Source data:
════════════════

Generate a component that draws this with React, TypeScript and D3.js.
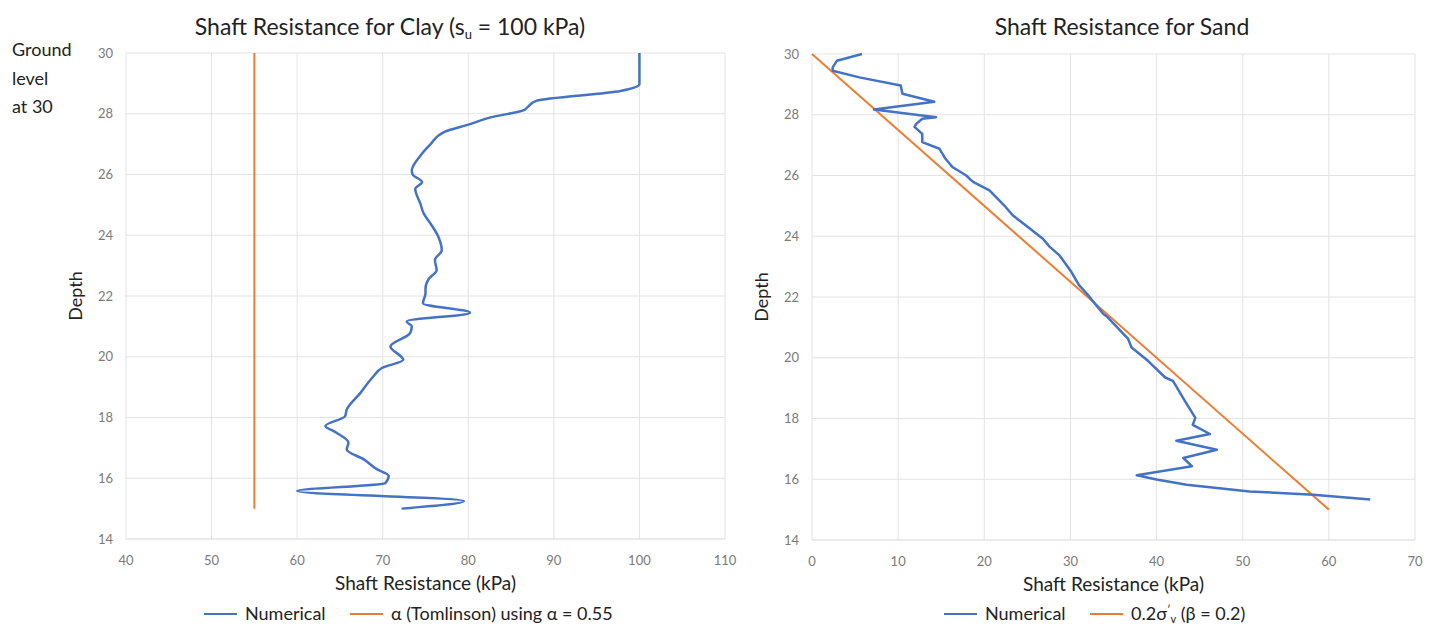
import * as d3 from 'd3';

// depth ticks shared by both panels
const depthTicks = [14, 16, 18, 20, 22, 24, 26, 28, 30];
const clayTicks = [40, 50, 60, 70, 80, 90, 100, 110];
const sandTicks = [0, 10, 20, 30, 40, 50, 60, 70];

// clay, numerical (depth, kPa)
const clayDepth = [30, 28.97, 28.75, 28.43, 28.21, 28.12, 27.88, 27.66, 27.39, 27.0, 26.62, 26.13, 26.0, 25.75, 25.53, 25.04, 24.71, 24.38, 23.95, 23.51, 23.18, 22.85, 22.57, 22.25, 22.09, 21.76, 21.45, 21.16, 21.0, 20.78, 20.34, 19.9, 19.63, 19.35, 18.81, 18.26, 18.04, 17.72, 17.5, 17.17, 16.95, 16.62, 16.3, 16.08, 15.84, 15.58, 15.25, 15.0];
const clayNumerical = [100, 100, 97.8, 88.0, 86.9, 86.5, 82.6, 80.2, 77.1, 75.6, 74.4, 73.4, 73.5, 74.6, 73.8, 74.4, 74.8, 75.6, 76.5, 76.9, 76.1, 76.3, 75.4, 75.0, 75.0, 74.7, 80.2, 72.8, 73.4, 73.2, 70.9, 72.4, 69.9, 68.9, 67.4, 65.8, 65.6, 63.3, 64.6, 66.0, 65.8, 67.8, 69.3, 70.7, 70.3, 60.0, 79.5, 72.2];
// alpha (Tomlinson), alpha = 0.55
const clayAlphaDepth = [30, 15];
const clayAlphaValue = [55, 55];

// sand, numerical
const sandDepth = [30, 29.78, 29.56, 29.45, 29.23, 28.96, 28.69, 28.43, 28.17, 27.92, 27.87, 27.7, 27.6, 27.37, 27.1, 26.88, 26.55, 26.28, 26.0, 25.79, 25.51, 25.02, 24.69, 24.36, 23.92, 23.65, 23.38, 22.83, 22.39, 22.11, 21.45, 21.34, 20.62, 20.34, 19.9, 19.35, 19.24, 18.57, 18.02, 17.79, 17.49, 17.27, 16.97, 16.7, 16.43, 16.13, 15.99, 15.82, 15.6, 15.49, 15.33];
const sandNumerical = [5.8, 2.9, 2.4, 2.4, 5.5, 10.3, 10.5, 14.2, 7.2, 14.4, 12.8, 12.1, 11.9, 12.8, 12.8, 14.8, 15.5, 16.3, 17.9, 18.7, 20.6, 22.3, 23.3, 24.8, 26.8, 27.6, 28.7, 30.1, 31.0, 31.9, 33.8, 34.3, 36.7, 37.1, 39.0, 41.0, 41.9, 43.3, 44.5, 44.2, 46.2, 42.3, 47.0, 43.1, 44.1, 37.7, 40.0, 43.5, 50.8, 58.2, 64.8];
// 0.2 sigma'v (beta = 0.2)
const sandBetaDepth = [30, 15];
const sandBetaValue = [0, 60];

const BLUE = '#4472C4';
const ORANGE = '#ED7D31';
const FONT = 'Lato, "Open Sans", sans-serif';

type PanelProps = {
  left: number;
  right: number;
  top: number;
  bottom: number;
  xDomain: [number, number];
  xTicks: number[];
  depthA: number[];
  valA: number[];
  depthB: number[];
  valB: number[];
  smooth: boolean;
};

function Panel(p: PanelProps) {
  const x = d3.scaleLinear().domain(p.xDomain).range([p.left, p.right]);
  const y = d3.scaleLinear().domain([14, 30]).range([p.bottom, p.top]);

  const numLine = d3.line<number>()
    .x((d, i) => x(p.valA[i]))
    .y((d) => y(d))
    .curve(p.smooth ? d3.curveMonotoneY : d3.curveLinear);
  const refLine = d3.line<number>()
    .x((d, i) => x(p.valB[i]))
    .y((d) => y(d));

  return (
    <g>
      {p.xTicks.map(t => (
        <line key={'vx' + t} x1={x(t)} x2={x(t)} y1={p.top} y2={p.bottom} stroke="#e3e3e3" strokeWidth={1} />
      ))}
      {depthTicks.map(t => (
        <line key={'hy' + t} x1={p.left} x2={p.right} y1={y(t)} y2={y(t)} stroke={t === 14 ? '#d6d6d6' : '#e3e3e3'} strokeWidth={1} />
      ))}
      {depthTicks.map(t => (
        <text key={'ty' + t} x={p.left - 13} y={y(t)} dy="0.35em" textAnchor="end" fontSize={13} fill="#7a7a7a" fontFamily={FONT}>{t}</text>
      ))}
      {p.xTicks.map(t => (
        <text key={'tx' + t} x={x(t)} y={p.bottom + 21} dy="0.35em" textAnchor="middle" fontSize={13} fill="#7a7a7a" fontFamily={FONT}>{t}</text>
      ))}
      <path d={refLine(p.depthB) || ''} fill="none" stroke={ORANGE} strokeWidth={2} />
      <path d={numLine(p.depthA) || ''} fill="none" stroke={BLUE} strokeWidth={2.5} strokeLinejoin="round" />
      <text x={(p.left + p.right) / 2} y={p.bottom + 44} dy="0.35em" textAnchor="middle" fontSize={19} fill="#222" fontFamily={FONT}>Shaft Resistance (kPa)</text>
      <text transform={`translate(${p.left - 50},${(p.top + p.bottom) / 2}) rotate(-90)`} textAnchor="middle" dy="0.35em" fontSize={18} fill="#222" fontFamily={FONT}>Depth</text>
    </g>
  );
}

function LegendItem({ x, y, color, children }: { x: number; y: number; color: string; children: any }) {
  return (
    <g>
      <line x1={x} x2={x + 33} y1={y} y2={y} stroke={color} strokeWidth={2} />
      <text x={x + 41} y={y} dy="0.35em" fontSize={18} fill="#222" fontFamily={FONT}>{children}</text>
    </g>
  );
}

export default function App() {
  return (
    <svg width={1434} height={627} style={{ position: 'fixed', left: 0, top: 0, background: '#fff' }}>
      <rect width={1434} height={627} fill="#fff" />
      <text x={390} y={27} dy="0.35em" textAnchor="middle" fontSize={23} fill="#222" fontFamily={FONT}>
        Shaft Resistance for Clay (s<tspan fontSize={13} baselineShift="-30%">u</tspan> = 100 kPa)
      </text>
      <text x={1122} y={27} dy="0.35em" textAnchor="middle" fontSize={23} fill="#222" fontFamily={FONT}>Shaft Resistance for Sand</text>

      <text x={12} fontSize={18} fill="#222" fontFamily={FONT}>
        <tspan x={12} y={56}>Ground</tspan>
        <tspan x={12} y={85}>level</tspan>
        <tspan x={12} y={113}>at 30</tspan>
      </text>

      <Panel left={126} right={725} top={53} bottom={539} xDomain={[40, 110]} xTicks={clayTicks}
        depthA={clayDepth} valA={clayNumerical} depthB={clayAlphaDepth} valB={clayAlphaValue} smooth={true} />
      <Panel left={812} right={1415} top={54} bottom={540} xDomain={[0, 70]} xTicks={sandTicks}
        depthA={sandDepth} valA={sandNumerical} depthB={sandBetaDepth} valB={sandBetaValue} smooth={false} />

      <LegendItem x={204} y={614} color={BLUE}>Numerical</LegendItem>
      <LegendItem x={350} y={614} color={ORANGE}>α (Tomlinson) using α = 0.55</LegendItem>

      <LegendItem x={944} y={614} color={BLUE}>Numerical</LegendItem>
      <LegendItem x={1090} y={614} color={ORANGE}>
        0.2σ<tspan fontSize={11} baselineShift="55%">′</tspan><tspan fontSize={11} baselineShift="-25%">v</tspan> (β = 0.2)
      </LegendItem>
    </svg>
  );
}
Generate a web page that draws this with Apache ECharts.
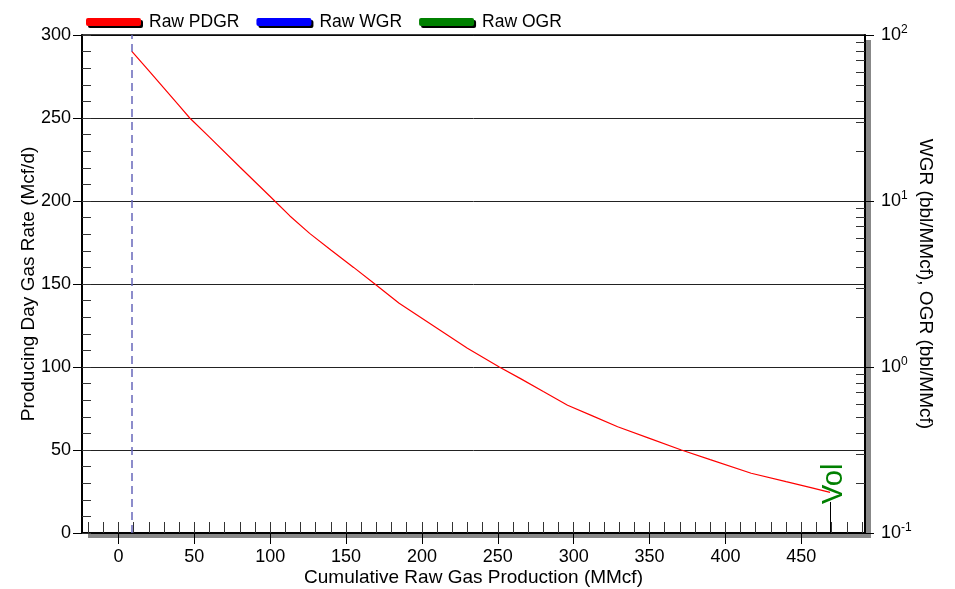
<!DOCTYPE html>
<html>
<head>
<meta charset="utf-8">
<script src="https://cdn.jsdelivr.net/npm/echarts@6/dist/echarts.min.js"></script>
<style>
  html, body { margin: 0; padding: 0; background: #fff; }
  #chart { width: 955px; height: 589px; }
</style>
</head>
<body>
<div id="chart"></div>
<script>
// 数据
const cumGas = [9, 20, 30, 40, 47, 60, 80, 100, 113, 126, 140, 155, 169, 185, 200, 215, 230, 251, 265, 280, 296, 312, 329, 350, 371, 390, 417, 440, 455, 469]
const pdgr = [290, 278.5, 268, 257.5, 250, 238.5, 220.5, 202.7, 191, 180.5, 170.5, 160, 150, 138.4, 129.4, 120.4, 111.3, 100, 93, 85.2, 77, 70.7, 64, 57, 50, 44.2, 36, 30.9, 27.6, 24.5]
const wgr = []
const ogr = []
const legendNames = ['Raw PDGR', 'Raw WGR', 'Raw OGR']
const startCum = 9
const volCum = 469
const volStick = 18.7

// 刻度
const xMajorTicks = [0, 50, 100, 150, 200, 250, 300, 350, 400, 450]
const xMinorTicks = []
for (let v = -20; v <= 490; v += 10) xMinorTicks.push(v)
const yMinorTicks = []
for (let v = 0; v <= 300; v += 10) yMinorTicks.push(v)
const logMinorTicks = [0.2, 0.3, 0.4, 0.5, 0.6, 0.7, 0.8, 0.9, 2, 3, 4, 5, 6, 7, 8, 9, 20, 30, 40, 50, 60, 70, 80, 90]

const FONT = '"Liberation Sans", Arial, Helvetica, sans-serif'

const chart = () => {
  const myChart = echarts.init(document.getElementById('chart'))
  const option = {
    animation: false,
    textStyle: { fontFamily: FONT },
    legend: {
      data: legendNames,
      left: 81,
      top: 8,
      itemWidth: 55,
      itemHeight: 8,
      itemGap: 17,
      icon: 'roundRect',
      itemStyle: { shadowColor: '#000', shadowOffsetX: 2, shadowOffsetY: 2, shadowBlur: 0 },
      textStyle: { fontSize: 17.5, color: '#000', fontFamily: FONT, padding: [0, 0, 0, 3] }
    },
    grid: {
      left: 82,
      right: 90,
      top: 35,
      bottom: 56,
      outerBoundsMode: 'none',
      show: true,
      backgroundColor: '#fff',
      borderWidth: 0,
      shadowColor: '#888',
      shadowBlur: 0,
      shadowOffsetX: 6,
      shadowOffsetY: 5
    },
    xAxis: [
      {
        type: 'value',
        position: 'bottom',
        min: -24,
        max: 492,
        name: 'Cumulative Raw Gas Production (MMcf)',
        nameLocation: 'middle',
        nameGap: 35,
        nameMoveOverlap: false,
        nameTextStyle: { fontSize: 19, color: '#000', fontFamily: FONT },
        axisLine: { onZero: false, lineStyle: { color: '#000', width: 2 } },
        axisTick: { customValues: xMajorTicks, length: 11, lineStyle: { color: '#000', width: 1 } },
        axisLabel: { customValues: xMajorTicks, fontSize: 18, color: '#000', margin: 15, fontFamily: FONT },
        splitLine: { show: false }
      },
      {
        type: 'value',
        position: 'bottom',
        min: -24,
        max: 492,
        axisLine: { show: false, onZero: false },
        axisTick: { customValues: xMinorTicks, inside: true, length: 11, lineStyle: { color: '#333', width: 1 } },
        axisLabel: { show: false },
        splitLine: { show: false }
      },
      {
        type: 'value',
        position: 'top',
        min: -24,
        max: 492,
        axisLine: { onZero: false, lineStyle: { color: '#000', width: 1.5 } },
        axisTick: { show: false },
        axisLabel: { show: false },
        splitLine: { show: false }
      }
    ],
    yAxis: [
      {
        type: 'value',
        position: 'left',
        min: 0,
        max: 300,
        interval: 50,
        name: 'Producing Day Gas Rate (Mcf/d)',
        nameLocation: 'middle',
        nameGap: 44,
        nameRotate: 90,
        nameMoveOverlap: false,
        nameTextStyle: { fontSize: 19, color: '#000', fontFamily: FONT },
        axisLine: { onZero: false, lineStyle: { color: '#000', width: 2 } },
        axisTick: { length: 9, lineStyle: { color: '#000', width: 1 } },
        axisLabel: { fontSize: 18, color: '#000', margin: 11, fontFamily: FONT },
        splitLine: { show: true, lineStyle: { color: '#222', width: 1 } }
      },
      {
        type: 'value',
        position: 'left',
        min: 0,
        max: 300,
        axisLine: { show: false, onZero: false },
        axisTick: { customValues: yMinorTicks, inside: true, length: 9, lineStyle: { color: '#333', width: 1 } },
        axisLabel: { show: false },
        splitLine: { show: false }
      },
      {
        type: 'log',
        logBase: 10,
        position: 'right',
        min: 0.1,
        max: 100,
        name: 'WGR (bbl/MMcf), OGR (bbl/MMcf)',
        nameLocation: 'middle',
        nameGap: 51,
        nameRotate: -90,
        nameMoveOverlap: false,
        nameTextStyle: { fontSize: 19, color: '#000', fontFamily: FONT },
        axisLine: { onZero: false, lineStyle: { color: '#000', width: 2 } },
        axisTick: { length: 9, lineStyle: { color: '#000', width: 1 } },
        axisLabel: {
          margin: 16,
          color: '#000',
          fontSize: 18,
          fontFamily: FONT,
          formatter(value) {
            return '10{sup|' + Math.round(Math.log10(value)) + '}'
          },
          rich: {
            sup: { fontSize: 12, padding: [0, 0, 10, 0], color: '#000', fontFamily: FONT }
          }
        },
        splitLine: { show: false }
      },
      {
        type: 'log',
        logBase: 10,
        position: 'right',
        min: 0.1,
        max: 100,
        axisLine: { show: false, onZero: false },
        axisTick: { customValues: logMinorTicks, inside: true, length: 9, lineStyle: { color: '#333', width: 1 } },
        axisLabel: { show: false },
        splitLine: { show: false }
      }
    ],
    series: [
      {
        name: 'Raw PDGR',
        type: 'line',
        xAxisIndex: 0,
        yAxisIndex: 0,
        data: cumGas.map((c, i) => [c, pdgr[i]]),
        showSymbol: false,
        symbol: 'none',
        color: '#ff0000',
        lineStyle: { color: '#ff0000', width: 1.2 },
        z: 5,
        markLine: {
          silent: true,
          symbol: 'none',
          label: { show: false },
          data: [
            { xAxis: startCum, lineStyle: { color: '#6767bb', width: 1.5, type: [8, 5] } },
            [
              { coord: [volCum, 0], lineStyle: { color: '#000', width: 1, type: 'solid' } },
              { coord: [volCum, volStick] }
            ]
          ]
        },
        markPoint: {
          silent: true,
          symbol: 'circle',
          symbolSize: 0,
          data: [{ coord: [volCum, volStick] }],
          label: {
            show: true,
            formatter: 'Vol',
            position: 'inside',
            rotate: 90,
            align: 'left',
            verticalAlign: 'middle',
            offset: [-2, 4],
            color: '#008000',
            fontSize: 29,
            fontFamily: FONT
          }
        }
      },
      {
        name: 'Raw WGR',
        type: 'line',
        xAxisIndex: 0,
        yAxisIndex: 2,
        data: wgr,
        color: '#0000ff',
        showSymbol: false
      },
      {
        name: 'Raw OGR',
        type: 'line',
        xAxisIndex: 0,
        yAxisIndex: 2,
        data: ogr,
        color: '#008000',
        showSymbol: false
      }
    ]
  }
  myChart.setOption(option)
  window.addEventListener('resize', () => {
    myChart.resize()
  })
}
chart()
</script>
</body>
</html>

════════════════

Reproduce the records word for word, please, from their first line up to and including the line that contains "const sandTicks = [0, 10, 20, 30, 40, 50, 60, 70];", but no pictures.

Generate a component that draws this with React, TypeScript and D3.js.
import * as d3 from 'd3';

// depth ticks shared by both panels
const depthTicks = [14, 16, 18, 20, 22, 24, 26, 28, 30];
const clayTicks = [40, 50, 60, 70, 80, 90, 100, 110];
const sandTicks = [0, 10, 20, 30, 40, 50, 60, 70];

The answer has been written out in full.